1. More is a one-woman show in a small venue, yet the lighting rig is massive! Why such a big rig for such a small lady?

    I'm not just lighting one lady but the territory, physically, that she covers and the territory, physically and emotionally, that she is trying to evoke. If they were going to have her sit in a chair and ask us to “imagine” with her then it would be a different kind of show. As it was, she would change locale in the middle of a sentence and needed the audience to go there with her. I helped that to happen. I was pleased that they allowed me to use a rig that in fact was modest given the number of things it had to do. The nine moving lights enabled me to do a number of “jokes with lights” that wouldn't have been possible otherwise.

    Her piece jumped to five different locations in one sentence, so we needed a sense of isolation around her. That's why we used a follow spot. What she wants is the glamour of being famous. There's never a moment when she's nourished by what she's doing. It's not about being an artist; it's about being a celebrity. I had to pitch the moving lights and ended up with nine: four overhead were sidelights, three made gorgeous backlight, and two did funky things on the back wall.
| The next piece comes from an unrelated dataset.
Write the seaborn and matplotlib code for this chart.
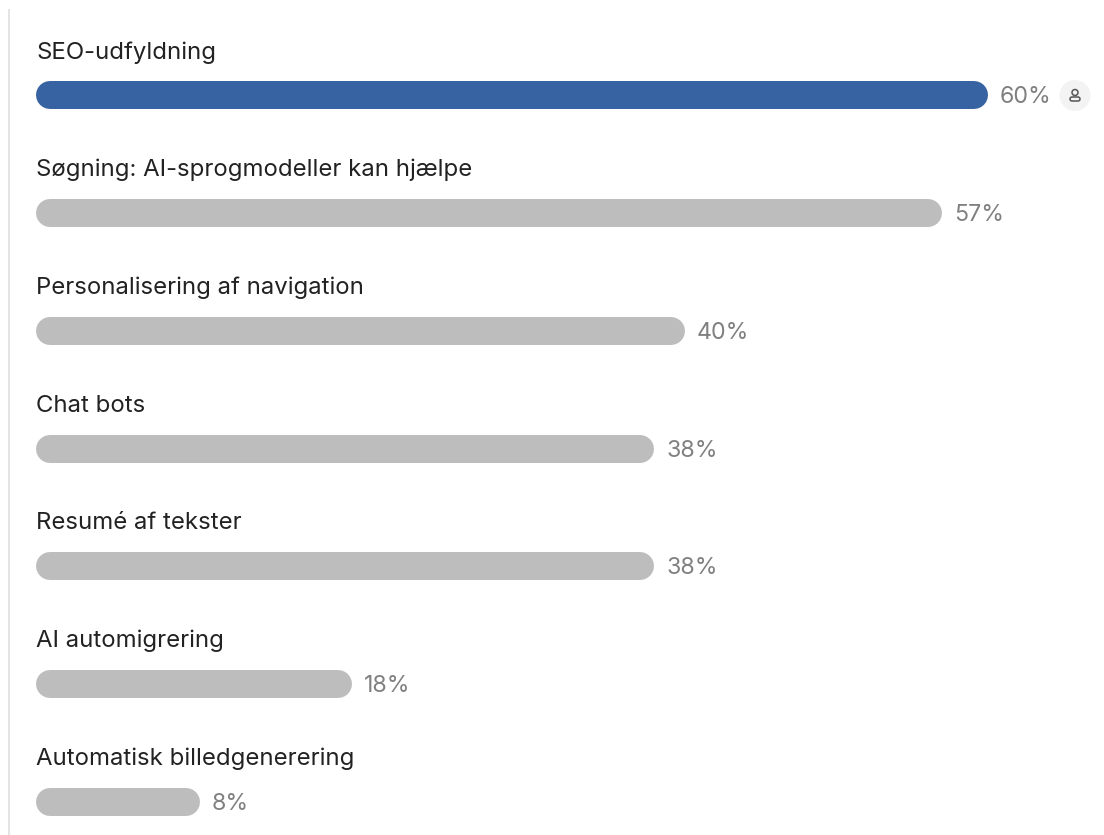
import matplotlib
matplotlib.use("Agg")
import matplotlib.pyplot as plt
import pandas as pd
import seaborn as sns
from matplotlib.patches import Circle, FancyBboxPatch, Rectangle

# Values
categories = [
    "SEO-udfyldning",
    "Søgning: AI-sprogmodeller kan hjælpe",
    "Personalisering af navigation",
    "Chat bots",
    "Resumé af tekster",
    "AI automigrering",
    "Automatisk billedgenerering",
]
percent = [60, 57, 40, 38, 38, 18, 8]
bar_colors = ["#3763a2", "#bdbdbd", "#bdbdbd", "#bdbdbd", "#bdbdbd", "#bdbdbd", "#bdbdbd"]

W, H = 1104, 835
PX_PER_PCT = 15.15
PX_PER_ROW = 117.67
ZERO_PX = 78.8
LEFT_PX = 36
BAR_PX = 28
FIRST_ROW_PX = 95.5

sns.set_theme(style="white")
plt.rcParams["font.family"] = ["Inter", "DejaVu Sans"]

df = pd.DataFrame({"label": categories, "value": percent})

fig = plt.figure(figsize=(W / 100, H / 100), dpi=100, facecolor="white")
ax = fig.add_axes([0, 0, 1, 1])
sns.barplot(data=df, x="value", y="label", hue="label", palette=bar_colors,
            width=BAR_PX / PX_PER_ROW, legend=False, ax=ax)

# pixel mapping for the data axes
ax.set_xlim(-ZERO_PX / PX_PER_PCT, (W - ZERO_PX) / PX_PER_PCT)
ax.set_ylim((H - FIRST_ROW_PX) / PX_PER_ROW, -FIRST_ROW_PX / PX_PER_ROW)
ax.axis("off")

# Swap the square bars for pills, a thick line with round caps gives true half circles.
# The bars keep a stub at 0, so they start left of the zero position.
left = (LEFT_PX - ZERO_PX) / PX_PER_PCT
cap = (BAR_PX / 2) / PX_PER_PCT
for patch, color in zip(list(ax.patches), bar_colors):
    y_mid = patch.get_y() + patch.get_height() / 2
    end = patch.get_x() + patch.get_width()
    patch.remove()
    ax.plot([left + cap, end - cap], [y_mid, y_mid], color=color,
            linewidth=BAR_PX * 0.72, solid_capstyle="round")

for i, (name, val) in enumerate(zip(categories, percent)):
    ax.text(left, i - 43 / PX_PER_ROW, name, fontsize=17.25, color="#222222",
            va="center", ha="left")
    ax.text(val + 12 / PX_PER_PCT, i + 2 / PX_PER_ROW, f"{val}%", fontsize=16.7,
            color="#808080", va="center", ha="left")

# Overlay in pixel coordinates: left rule and user badge
deco = fig.add_axes([0, 0, 1, 1], facecolor="none")
deco.set_xlim(0, W)
deco.set_ylim(H, 0)
deco.axis("off")
deco.add_patch(Rectangle((8, 9), 2, H - 9, facecolor="#e4e4e4", edgecolor="none"))
deco.add_patch(Circle((1075, 95.5), 15.5, facecolor="#f3f3f3", edgecolor="none"))
deco.add_patch(Circle((1075, 92.5), 3, facecolor="none", edgecolor="#555555", linewidth=1.1))
deco.add_patch(FancyBboxPatch((1070, 97), 10, 4, boxstyle="round,pad=0,rounding_size=2",
                              facecolor="none", edgecolor="#555555", linewidth=1.1))

fig.savefig("out.png", dpi=100)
When I made the pitch (to the producers), I said that this is what current glamorous shows use. If I didn't press them to make it glamorous, then it would've been my fault if she failed.

  2. What is the best advice you've ever been given?

    When I first started as an assistant LD with Jules Fisher, he said we do not comment on other people's departments, good or bad. That way, they can't say anything about us.

  3. What has been the proudest moment in your career?

    I think the solution of the lighting problems posed by The Heiress. Director Gerry Guiterrez and I came up with gorgeous solutions.

  4. What inspires you?

    Working with really fine artists. LDs are collaborative; we don't do what we do in a vacuum. I love to sit next to a director when you can feel the heat come off of him, or with a scenic designer with a fabulous idea, or costumers who cook up something gorgeous.

  5. What would you do differently?

    If I were starting out again, I would be a programmer of moving lights. I love that way of thinking, and I would like to be that precise in my direction, and LDs can no longer do that.

More, designed by Beverly Emmons, portrays the professional journey of actress Yeardley Smith, the voice of Lisa Simpson.